Special Issue Article
Privacy Preserved Data Scheduling For Cloud Data Services
Cloud computing provides massive computation power and storage capacity. Cloud enables users to deploy computation and data-intensive applications without infrastructure investment. Intermediate data are generated under the cloud applications and stored to save the cost of recomputing. Adversaries may recover privacy-sensitive information by analyzing multiple intermediate data sets. Encrypted data storage mechanism is used to secure cloud data values. Encrypting all intermediate data sets are neither efficient nor cost-effective one. In data intensive applications encrypt/decrypt operation requires high time and cost. Partial encryption mechanism is used to provide privacy on data with minimum resource levels. The original data and intermediate data are protected with the support of encryption and anonymization techniques. Intermediate data sets in cloud are accessed and processed by multiple parties, but rarely controlled by original data set holders. Encrypting all intermediate data sets will lead to high overhead and low efficiency. Single intermediate data privacy model is used to protect intermediate data under only one node. Multiple intermediate data sets is protected by using joint privacy leakage model. An upper bound privacy leakage constraint-based approach is used to identify which intermediate data sets need to be encrypted. Sensitivity relationship between multiple data set is represented under Sensitive Intermediate data set Graph (SIG).

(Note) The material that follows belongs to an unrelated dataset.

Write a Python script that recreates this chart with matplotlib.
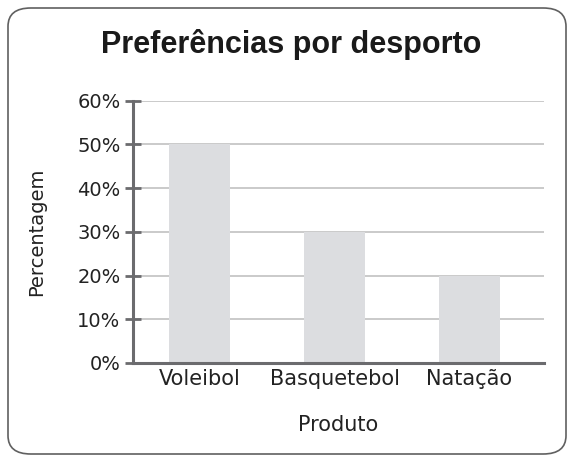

Privacy-Preserving Cost Reducing Heuristic algorithm is used to control privacy leakage in multiple data sets. Multiple intermediate data set privacy models is integrated with data scheduling mechanism. Privacy preservation is ensured with dynamic data size and access frequency values. Storage space and computational requirements are optimally utilized in the privacy preservation process. Data distribution complexity is handled in the scheduling process.